Carlos Hakansson
Poder constituyente: ¿Refundación o repetición?
Está subordinado al derecho natural y a las normas del derecho internacional
 
En el debate constitucional iberoamericano, el concepto de poder constituyente ocupa un lugar central. Sin embargo, antes de celebrarlo como herramienta de transformación, conviene preguntarnos: ¿estamos refundando el Estado o simplemente repitiendo un ritual que ya no produce institucionalidad?
La teoría del poder constituyente es una creación europea continental. No nació en el Reino Unido ni en Estados Unidos, donde el constitucionalismo se desarrolló sin drásticas rupturas fundacionales, fuera de los cambios de monarquía a república, o del parlamentarismo al presidencialismo. Emmanuel Sieyès quien, tras la Revolución Francesa, fue quien formuló esta doctrina para justificar la creación de un nuevo orden jurídico. Pero lo hizo pensando en un acto único, no en una serie interminable de asambleas constituyentes como ha venido ocurriendo desde el siglo XIX.
En nuestra historia republicana el poder constituyente ha sido invocado una y otra vez. Desde la independencia, el país ha transitado por múltiples constituciones: 1823, 1826, 1828, 1834, 1839, 1856, 1860, 1867, 1920, 1933, 1979 y 1993. Cada una responde a una coyuntura, pero en conjunto revelan una tendencia preocupante: la incapacidad de reconocer un pacto constitucional duradero. En la actualidad, a pesar que la Carta de 1993 sea el documento con mayor desarrollo jurisprudencial en la república, no faltan voces que piden una nueva constituyente como oferta electoral durante las elecciones generales.
Más que revoluciones institucionales, lo que vemos en Perú es una evolución progresiva que se pudo materializar en reformas y no distintas constituyentes. La República se consolidó con un régimen presidencial y un Estado unitario. Luego vinieron las pugnas entre liberales y conservadores, que introdujeron figuras como el presidente del Consejo de Ministros y mecanismos de control parlamentario. En el siglo XX, el país adoptó elementos del Estado Social, inspirado en México (1917) y Weimar (1919), y finalmente incorporó los derechos humanos en sus constituciones de 1979 y 1993, con catálogos amplios, reconocimiento de derechos implícitos y acceso a la justicia supranacional.
¿Qué es lo nuevo hoy? En Iberoamérica, las asambleas constituyentes contemporáneas han introducido elementos que mezclan reivindicación cultural con sesgos ideológicos. Ecuador invoca a la Pachamama en su texto constitucional, Bolivia adopta principios como el Sumak Kawsay y el Suma Qamaña, que orientan la política pública hacia una ética del cuidado ambiental.

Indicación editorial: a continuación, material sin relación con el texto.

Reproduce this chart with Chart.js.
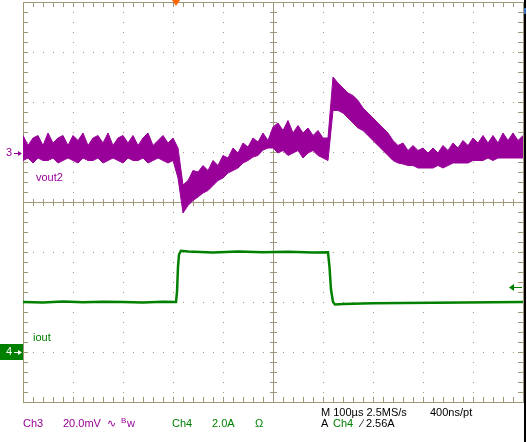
<!DOCTYPE html>
<html><head><meta charset="utf-8">
<script src="https://cdn.jsdelivr.net/npm/chart.js@4.4.1/dist/chart.umd.min.js"></script>
<style>body{margin:0;background:#fff}#w{position:relative;width:527px;height:442px}canvas{display:block}</style>
</head><body><div id="w"><canvas id="c" width="527" height="442"></canvas></div>
<script>
// time in microseconds from left edge of screen (100 us/div)
const timeUs = [];
for (let t = 0; t <= 1000; t += 10) timeUs.push(t);
// vout2 ripple envelope, mV relative to Ch3 ground marker (20 mV/div)
const voutUpper = [7,3,6,7,3,8,4,6,7,3,7,5,8,3,6,7,4,8,3,6,7,4,7,3,6,8,3,5,7,4,6,
  2,-12.8,-11,-7,-7.6,-5,-7,-3,-5,-1,-2,2,0,4,2.4,6,4.4,8,5,10.4,
  12,9,13,8,11,8,10,7,9,6,6,
  30.4,28,26,24,23,21,18,16,14,12,10,8,5,3,4,1,3,1,2,
  0,2,0,3,1,4,2,5,3,6,4,7,4,7,4,8,5,8,5,7];
const voutLower = [-3,-2,-4,-2,-3,-3,-2,-4,-3,-2,-3,-4,-2,-3,-3,-2,-4,-3,-2,-3,-4,-2,-3,-3,-2,-4,-3,-2,-3,-4,-3,
  -10,-24,-21,-19,-17.6,-16,-15,-13,-11,-10,-8,-7,-6,-4,-3,-1.6,-1,1.2,2,2,
  0,1,-1,0,1,-2,0,1,-1,-2,-3,
  17,17,16,14,12,10,9,7,5,3,1,-1,-3,-4,-4.4,-5,-5,-6,-6,
  -6,-6,-5,-6,-5,-4,-4,-4,-4,-3,-3,-3,-2,-3,-2,-2,-2,-2,-2,-2];
// iout, amps relative to Ch4 ground marker (2 A/div)
const ioutTime = [0,40,80,120,160,200,240,280,306,308,310,312,316,330,380,430,480,530,580,610,613,616,620,624,640,700,760,820,880,940,1000];
const ioutAmps = [2.0,1.98,2.02,1.99,2.01,2.0,1.98,2.01,2.0,2.4,3.4,3.9,4.05,4.02,3.98,4.02,3.99,4.01,3.98,3.99,3.4,2.5,2.0,1.9,1.92,1.95,1.96,1.97,1.98,1.99,2.0];

const PURPLE = '#990099', GREEN = '#008000', GRID = '#a0967a';
const up = timeUs.map((t,i)=>({x:t,y:voutUpper[i]}));
const lo = timeUs.map((t,i)=>({x:t,y:voutLower[i]}));
const io = ioutTime.map((t,i)=>({x:t,y:ioutAmps[i]}));

const scopeGrid = {
  id:'scopeGrid',
  beforeDatasetsDraw(ch){
    const {ctx, chartArea:a} = ch;
    const L=a.left,R=a.right,T=a.top,B=a.bottom,dx=(R-L)/10,dy=(B-T)/8;
    const cx=L+5*dx, cy=T+4*dy;
    ctx.save(); ctx.fillStyle=GRID; ctx.strokeStyle=GRID; ctx.lineWidth=1;
    for(let i=1;i<10;i++){ if(i===5) continue; const x=Math.round(L+i*dx);
      for(let y=T;y<=B;y+=dy/5) ctx.fillRect(x,Math.round(y),1,1); }
    for(let j=1;j<8;j++){ if(j===4) continue; const y=Math.round(T+j*dy);
      for(let x=L;x<=R;x+=dx/5) ctx.fillRect(Math.round(x),y,1,1); }
    ctx.beginPath();
    ctx.moveTo(cx+0.5,T); ctx.lineTo(cx+0.5,B);
    ctx.moveTo(L,cy+0.5); ctx.lineTo(R,cy+0.5);
    for(let x=L;x<=R+0.1;x+=dx/5){ const xx=Math.round(x)+0.5;
      ctx.moveTo(xx,cy-3); ctx.lineTo(xx,cy+4);
      ctx.moveTo(xx,T); ctx.lineTo(xx,T+5); ctx.moveTo(xx,B); ctx.lineTo(xx,B-5); }
    for(let y=T;y<=B+0.1;y+=dy/5){ const yy=Math.round(y)+0.5;
      ctx.moveTo(cx-3,yy); ctx.lineTo(cx+4,yy);
      ctx.moveTo(L,yy); ctx.lineTo(L+5,yy); ctx.moveTo(R,yy); ctx.lineTo(R-5,yy); }
    ctx.stroke();
    ctx.strokeRect(L+0.5,T+0.5,R-L,B-T);
    ctx.restore();
  },
  afterDraw(ch){
    const {ctx, chartArea:a} = ch;
    ctx.save();
    ctx.font='11px "Liberation Sans", Arial, sans-serif'; ctx.textBaseline='middle';
    const y3=ch.scales.y3.getPixelForValue(0), y4=ch.scales.y4.getPixelForValue(0);
    ctx.fillStyle=PURPLE; ctx.fillText('3',6,y3); ctx.fillRect(14,y3,7,1);
    ctx.beginPath(); ctx.moveTo(22,y3+0.5); ctx.lineTo(18,y3-2); ctx.lineTo(18,y3+3); ctx.fill();
    ctx.fillText('vout2',36,y3+25);
    ctx.fillStyle=GREEN; ctx.fillRect(0,y4-8,23,16);
    ctx.fillText('iout',33,y4-14);
    ctx.fillStyle='#fff'; ctx.fillText('4',6,y4); ctx.fillRect(14,y4,7,1);
    ctx.beginPath(); ctx.moveTo(22,y4+0.5); ctx.lineTo(18,y4-2); ctx.lineTo(18,y4+3); ctx.fill();
    // trigger level arrow
    const yt=ch.scales.y4.getPixelForValue(2.6);
    ctx.fillStyle=GREEN; ctx.fillRect(512,yt,10,1);
    ctx.beginPath(); ctx.moveTo(509,yt+0.5); ctx.lineTo(514,yt-3); ctx.lineTo(514,yt+4); ctx.fill();
    // trigger position marker
    const xt=ch.scales.x.getPixelForValue(306);
    ctx.fillStyle='#ff6600'; ctx.beginPath(); ctx.moveTo(xt-4,0); ctx.lineTo(xt+4,0); ctx.lineTo(xt,6); ctx.fill();
    // right edge
    ctx.fillStyle='#000'; ctx.fillRect(524,0,2,442); ctx.fillStyle='#3a6fc0'; ctx.fillRect(524,8,2,6);
    // readouts
    ctx.fillStyle='#000';
    ctx.fillText('M 100\u00b5s 2.5MS/s',321,413); ctx.fillText('400ns/pt',430,413);
    ctx.fillText('A',321,424);
    ctx.fillText('\u2215 2.56A',361,424);
    ctx.fillStyle=PURPLE; ctx.fillText('Ch3',23,424); ctx.fillText('20.0mV',63,424); ctx.fillText('\u223f',107,424);
    ctx.font='8px "Liberation Sans", Arial, sans-serif'; ctx.fillText('B',121,421);
    ctx.font='11px "Liberation Sans", Arial, sans-serif'; ctx.fillText('w',127,424);
    ctx.fillStyle=GREEN; ctx.fillText('Ch4',172,424); ctx.fillText('2.0A',212,424); ctx.fillText('\u03a9',255,424); ctx.fillText('Ch4',333,424);
    ctx.restore();
  }
};

new Chart(document.getElementById('c'), {
  type:'line',
  data:{datasets:[
    {data:up,yAxisID:'y3',borderColor:PURPLE,borderWidth:1,pointRadius:0,tension:0,fill:false},
    {data:lo,yAxisID:'y3',borderColor:PURPLE,borderWidth:1,pointRadius:0,tension:0,fill:'-1',backgroundColor:PURPLE},
    {data:io,yAxisID:'y4',borderColor:GREEN,borderWidth:2.5,pointRadius:0,tension:0,fill:false}
  ]},
  options:{
    responsive:false,animation:false,
    layout:{padding:{left:23,right:4,top:2,bottom:40}},
    plugins:{legend:{display:false},tooltip:{enabled:false}},
    scales:{
      x:{type:'linear',min:0,max:1000,display:false},
      y3:{type:'linear',min:-99.6,max:60.4,display:false},
      y4:{type:'linear',min:-2,max:14,display:false}
    }
  },
  plugins:[scopeGrid]
});
</script></body></html>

Se habla de Estados Plurinacionales y Bolivarianos, en un intento por romper con el legado hispánico.
También se han incorporado mecanismos de democracia directa —referéndums, revocatorias, plebiscitos— que, si bien pueden fortalecer la participación ciudadana, también pueden debilitar la representación congresal. La reelección presidencial indefinida, la disolución discrecional del Congreso (como la “muerte cruzada” en Ecuador) y el control sobre jueces y fiscales mediante órganos autónomos para su nombramiento y ratificación son señales de alerta. En muchos casos, el diseño institucional no mejora; todo lo contrario, las constituyentes contemporáneas terminan empoderando al presidente con competencias para legislar, convocar referéndum, reelecciones indefinidas y disolución parlamentaria.
El poder constituyente, en teoría, es coyuntural, inapelable, fáctico y eficaz. Pero no es ilimitado. Está subordinado al derecho natural y a las normas imperativas del derecho internacional público (ius cogens). Su ejercicio debe responder a una necesidad histórica, no a una estrategia política. De lo contrario, corremos el riesgo de vaciar de contenido el constitucionalismo y convertir la refundación en una rutina sin sustancia. Por esa razón, necesitamos repensar el poder constituyente no como un acto de ruptura permanente, sino como una herramienta excepcional para construir consensos duraderos y, hoy en día para casos contados (Venezuela, Nicaragua y Cuba, por ejemplo). Finalmente, una Constitución no se legitima por su novedad, sino por su capacidad de representar a todos y mantener su vigencia resistiendo el paso del tiempo.